**Exercise task**
Write again exactly the lines in the listing below, starting at the line with "Emit a Python" and ending at the line with "bottom += v", both included. Pictures are not copied.
☆ ☆ ☆
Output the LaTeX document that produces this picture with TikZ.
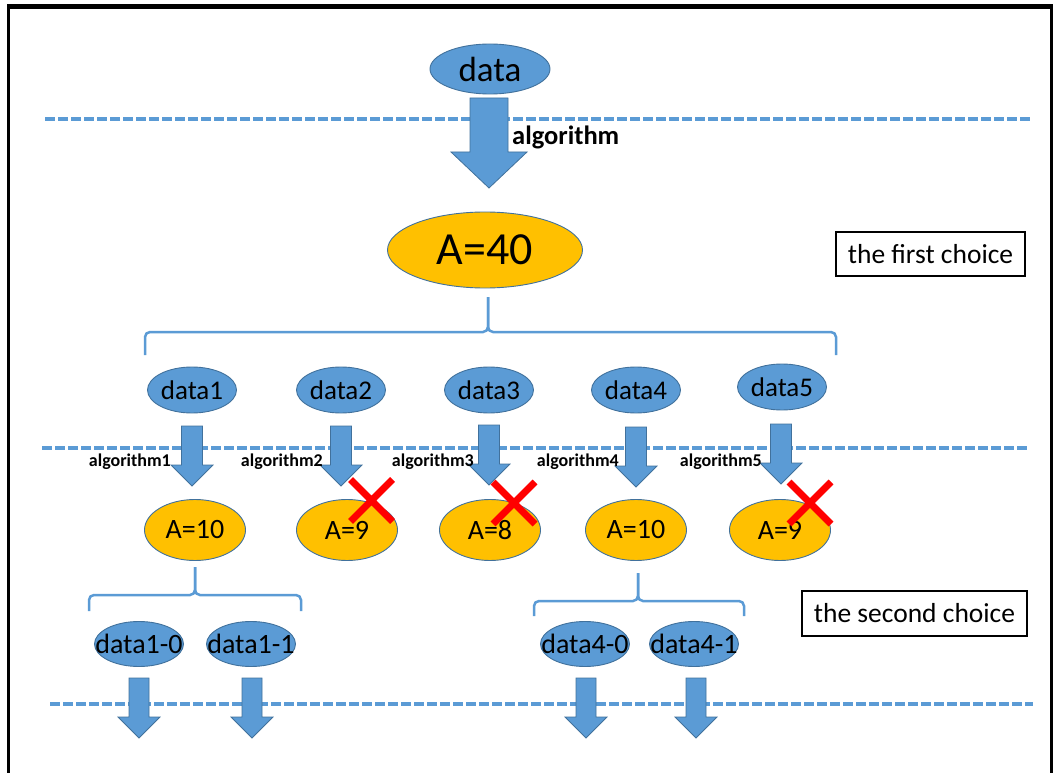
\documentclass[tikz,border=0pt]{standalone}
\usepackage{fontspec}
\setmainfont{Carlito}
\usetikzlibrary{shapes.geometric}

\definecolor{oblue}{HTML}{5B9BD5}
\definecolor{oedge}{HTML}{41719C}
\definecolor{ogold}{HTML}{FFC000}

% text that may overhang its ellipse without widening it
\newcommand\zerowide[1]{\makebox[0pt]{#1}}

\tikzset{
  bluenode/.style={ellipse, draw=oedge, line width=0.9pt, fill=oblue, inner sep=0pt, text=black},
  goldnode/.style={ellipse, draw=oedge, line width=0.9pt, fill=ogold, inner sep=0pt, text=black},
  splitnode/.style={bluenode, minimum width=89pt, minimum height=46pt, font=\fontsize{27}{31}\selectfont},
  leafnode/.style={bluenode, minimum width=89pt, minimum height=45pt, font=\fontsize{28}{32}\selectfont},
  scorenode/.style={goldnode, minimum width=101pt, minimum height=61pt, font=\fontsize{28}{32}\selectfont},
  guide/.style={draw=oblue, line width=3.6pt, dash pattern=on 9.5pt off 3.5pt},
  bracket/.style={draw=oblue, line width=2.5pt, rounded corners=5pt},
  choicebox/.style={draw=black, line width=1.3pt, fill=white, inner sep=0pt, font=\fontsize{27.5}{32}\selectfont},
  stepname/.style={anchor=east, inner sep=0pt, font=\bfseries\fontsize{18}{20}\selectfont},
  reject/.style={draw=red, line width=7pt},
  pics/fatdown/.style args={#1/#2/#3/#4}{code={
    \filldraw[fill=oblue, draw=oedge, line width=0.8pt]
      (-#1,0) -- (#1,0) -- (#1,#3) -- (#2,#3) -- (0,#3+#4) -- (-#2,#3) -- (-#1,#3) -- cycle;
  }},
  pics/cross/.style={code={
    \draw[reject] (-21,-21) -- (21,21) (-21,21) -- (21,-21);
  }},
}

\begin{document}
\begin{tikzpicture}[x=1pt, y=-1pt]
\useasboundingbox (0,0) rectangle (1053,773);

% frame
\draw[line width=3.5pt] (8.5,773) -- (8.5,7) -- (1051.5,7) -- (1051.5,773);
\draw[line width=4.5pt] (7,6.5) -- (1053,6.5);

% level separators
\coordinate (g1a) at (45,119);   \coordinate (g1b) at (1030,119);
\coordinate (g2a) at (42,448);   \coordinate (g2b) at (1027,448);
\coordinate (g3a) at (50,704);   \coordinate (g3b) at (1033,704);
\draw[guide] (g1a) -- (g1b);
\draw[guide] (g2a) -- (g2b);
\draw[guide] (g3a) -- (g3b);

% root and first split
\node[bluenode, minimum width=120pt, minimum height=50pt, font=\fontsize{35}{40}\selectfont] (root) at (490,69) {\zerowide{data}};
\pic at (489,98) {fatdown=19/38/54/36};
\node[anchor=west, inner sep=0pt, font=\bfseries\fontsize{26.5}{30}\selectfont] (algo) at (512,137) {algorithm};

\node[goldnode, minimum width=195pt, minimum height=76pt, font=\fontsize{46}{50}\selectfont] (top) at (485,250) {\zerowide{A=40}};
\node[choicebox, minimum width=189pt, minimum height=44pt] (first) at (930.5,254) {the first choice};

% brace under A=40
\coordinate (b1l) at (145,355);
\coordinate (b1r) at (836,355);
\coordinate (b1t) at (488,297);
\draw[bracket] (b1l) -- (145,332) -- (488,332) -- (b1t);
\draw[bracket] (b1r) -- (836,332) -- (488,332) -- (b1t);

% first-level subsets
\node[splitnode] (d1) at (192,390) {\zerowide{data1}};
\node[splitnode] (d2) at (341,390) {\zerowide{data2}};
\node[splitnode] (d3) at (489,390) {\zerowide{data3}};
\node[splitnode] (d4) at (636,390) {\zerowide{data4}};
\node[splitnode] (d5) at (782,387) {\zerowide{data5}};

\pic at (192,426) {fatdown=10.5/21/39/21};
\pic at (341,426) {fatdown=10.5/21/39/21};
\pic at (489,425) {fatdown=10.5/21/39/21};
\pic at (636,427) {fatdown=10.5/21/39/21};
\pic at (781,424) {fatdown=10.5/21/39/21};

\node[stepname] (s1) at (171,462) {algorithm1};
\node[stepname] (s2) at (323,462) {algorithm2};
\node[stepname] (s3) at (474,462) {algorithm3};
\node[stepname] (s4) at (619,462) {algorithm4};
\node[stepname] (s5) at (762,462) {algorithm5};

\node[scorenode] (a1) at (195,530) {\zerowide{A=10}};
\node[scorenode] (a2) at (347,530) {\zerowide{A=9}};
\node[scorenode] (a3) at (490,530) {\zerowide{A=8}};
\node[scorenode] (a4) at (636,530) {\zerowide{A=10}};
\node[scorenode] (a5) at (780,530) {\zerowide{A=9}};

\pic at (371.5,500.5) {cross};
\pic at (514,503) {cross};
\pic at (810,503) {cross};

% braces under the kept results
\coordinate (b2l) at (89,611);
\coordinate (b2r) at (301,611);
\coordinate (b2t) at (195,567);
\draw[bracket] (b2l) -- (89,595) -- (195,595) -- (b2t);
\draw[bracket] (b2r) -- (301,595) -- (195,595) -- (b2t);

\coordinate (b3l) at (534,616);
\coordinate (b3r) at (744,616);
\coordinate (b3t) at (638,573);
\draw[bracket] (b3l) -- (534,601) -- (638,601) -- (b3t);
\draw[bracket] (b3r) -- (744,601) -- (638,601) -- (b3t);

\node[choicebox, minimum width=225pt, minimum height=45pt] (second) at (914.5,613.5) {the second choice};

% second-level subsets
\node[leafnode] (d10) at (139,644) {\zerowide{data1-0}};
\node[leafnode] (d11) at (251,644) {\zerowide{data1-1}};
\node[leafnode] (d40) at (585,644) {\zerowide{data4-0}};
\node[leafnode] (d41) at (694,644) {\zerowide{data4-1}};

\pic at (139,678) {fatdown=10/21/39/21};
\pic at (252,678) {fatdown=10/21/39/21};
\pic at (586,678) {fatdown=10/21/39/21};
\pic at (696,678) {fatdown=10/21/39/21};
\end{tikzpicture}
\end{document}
☆ ☆ ☆
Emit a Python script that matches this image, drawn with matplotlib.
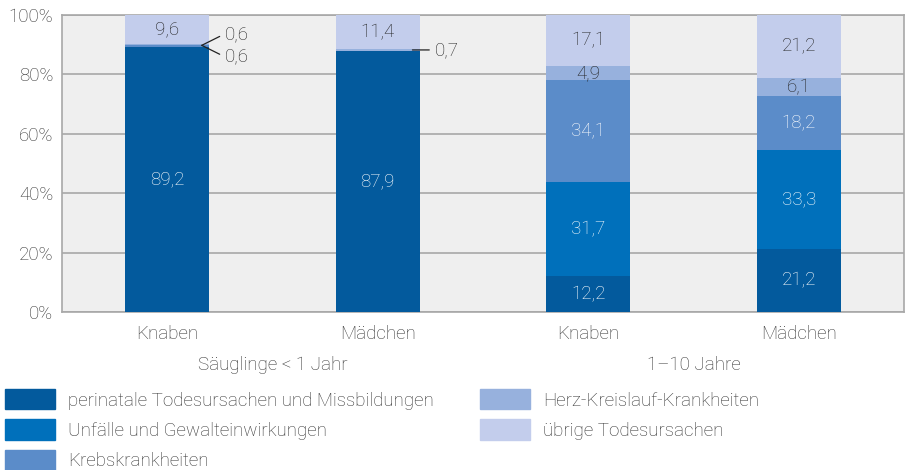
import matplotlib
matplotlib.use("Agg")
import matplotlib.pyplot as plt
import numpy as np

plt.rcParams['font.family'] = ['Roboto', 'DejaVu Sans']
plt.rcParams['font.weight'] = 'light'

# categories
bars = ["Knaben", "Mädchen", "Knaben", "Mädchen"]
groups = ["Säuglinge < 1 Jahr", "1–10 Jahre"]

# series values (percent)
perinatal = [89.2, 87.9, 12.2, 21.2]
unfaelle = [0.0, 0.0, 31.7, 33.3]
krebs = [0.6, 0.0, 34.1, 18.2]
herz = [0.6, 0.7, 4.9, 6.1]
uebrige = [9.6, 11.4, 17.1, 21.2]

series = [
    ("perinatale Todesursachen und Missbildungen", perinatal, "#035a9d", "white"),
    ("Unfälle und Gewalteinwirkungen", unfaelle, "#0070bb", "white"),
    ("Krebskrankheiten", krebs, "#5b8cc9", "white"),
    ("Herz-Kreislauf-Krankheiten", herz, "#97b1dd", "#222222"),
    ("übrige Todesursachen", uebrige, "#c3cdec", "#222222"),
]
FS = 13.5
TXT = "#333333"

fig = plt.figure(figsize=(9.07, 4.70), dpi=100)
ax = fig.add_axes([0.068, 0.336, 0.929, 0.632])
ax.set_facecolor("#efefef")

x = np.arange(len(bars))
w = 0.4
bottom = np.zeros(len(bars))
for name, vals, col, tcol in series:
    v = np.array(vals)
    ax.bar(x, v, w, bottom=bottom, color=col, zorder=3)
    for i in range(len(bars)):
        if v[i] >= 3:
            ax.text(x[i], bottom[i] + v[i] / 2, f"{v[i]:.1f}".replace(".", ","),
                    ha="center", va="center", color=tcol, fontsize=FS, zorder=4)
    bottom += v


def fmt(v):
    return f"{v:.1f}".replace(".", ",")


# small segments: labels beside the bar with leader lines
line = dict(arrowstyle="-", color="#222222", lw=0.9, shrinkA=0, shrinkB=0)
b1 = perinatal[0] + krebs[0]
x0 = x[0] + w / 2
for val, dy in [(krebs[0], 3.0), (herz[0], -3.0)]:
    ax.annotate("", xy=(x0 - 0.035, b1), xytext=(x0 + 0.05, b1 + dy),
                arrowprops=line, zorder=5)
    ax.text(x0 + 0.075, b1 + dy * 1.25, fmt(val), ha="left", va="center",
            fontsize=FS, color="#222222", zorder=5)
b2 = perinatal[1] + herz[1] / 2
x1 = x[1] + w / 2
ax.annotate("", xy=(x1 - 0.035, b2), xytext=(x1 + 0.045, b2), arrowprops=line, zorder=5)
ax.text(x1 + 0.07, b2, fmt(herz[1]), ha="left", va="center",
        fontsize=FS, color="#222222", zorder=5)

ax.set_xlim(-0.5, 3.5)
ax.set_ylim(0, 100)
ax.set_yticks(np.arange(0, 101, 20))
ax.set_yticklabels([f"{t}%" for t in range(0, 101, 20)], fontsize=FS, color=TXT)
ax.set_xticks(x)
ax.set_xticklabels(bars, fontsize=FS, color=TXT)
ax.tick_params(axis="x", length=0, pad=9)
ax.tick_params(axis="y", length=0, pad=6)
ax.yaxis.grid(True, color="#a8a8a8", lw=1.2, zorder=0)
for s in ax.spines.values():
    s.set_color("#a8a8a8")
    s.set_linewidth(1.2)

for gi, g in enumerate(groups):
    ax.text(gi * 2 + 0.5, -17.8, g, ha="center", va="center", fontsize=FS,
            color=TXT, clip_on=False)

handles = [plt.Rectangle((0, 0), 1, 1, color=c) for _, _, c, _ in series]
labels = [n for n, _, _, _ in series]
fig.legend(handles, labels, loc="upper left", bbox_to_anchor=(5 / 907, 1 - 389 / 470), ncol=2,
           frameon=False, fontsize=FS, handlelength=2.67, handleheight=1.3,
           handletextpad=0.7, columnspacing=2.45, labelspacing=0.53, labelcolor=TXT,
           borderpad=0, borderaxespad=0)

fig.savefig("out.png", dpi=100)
☆ ☆ ☆
**Result for this exercise**
Emit a Python script that matches this image, drawn with matplotlib.
import matplotlib
matplotlib.use("Agg")
import matplotlib.pyplot as plt
import numpy as np

plt.rcParams['font.family'] = ['Roboto', 'DejaVu Sans']
plt.rcParams['font.weight'] = 'light'

# categories
bars = ["Knaben", "Mädchen", "Knaben", "Mädchen"]
groups = ["Säuglinge < 1 Jahr", "1–10 Jahre"]

# series values (percent)
perinatal = [89.2, 87.9, 12.2, 21.2]
unfaelle = [0.0, 0.0, 31.7, 33.3]
krebs = [0.6, 0.0, 34.1, 18.2]
herz = [0.6, 0.7, 4.9, 6.1]
uebrige = [9.6, 11.4, 17.1, 21.2]

series = [
    ("perinatale Todesursachen und Missbildungen", perinatal, "#035a9d", "white"),
    ("Unfälle und Gewalteinwirkungen", unfaelle, "#0070bb", "white"),
    ("Krebskrankheiten", krebs, "#5b8cc9", "white"),
    ("Herz-Kreislauf-Krankheiten", herz, "#97b1dd", "#222222"),
    ("übrige Todesursachen", uebrige, "#c3cdec", "#222222"),
]
FS = 13.5
TXT = "#333333"

fig = plt.figure(figsize=(9.07, 4.70), dpi=100)
ax = fig.add_axes([0.068, 0.336, 0.929, 0.632])
ax.set_facecolor("#efefef")

x = np.arange(len(bars))
w = 0.4
bottom = np.zeros(len(bars))
for name, vals, col, tcol in series:
    v = np.array(vals)
    ax.bar(x, v, w, bottom=bottom, color=col, zorder=3)
    for i in range(len(bars)):
        if v[i] >= 3:
            ax.text(x[i], bottom[i] + v[i] / 2, f"{v[i]:.1f}".replace(".", ","),
                    ha="center", va="center", color=tcol, fontsize=FS, zorder=4)
    bottom += v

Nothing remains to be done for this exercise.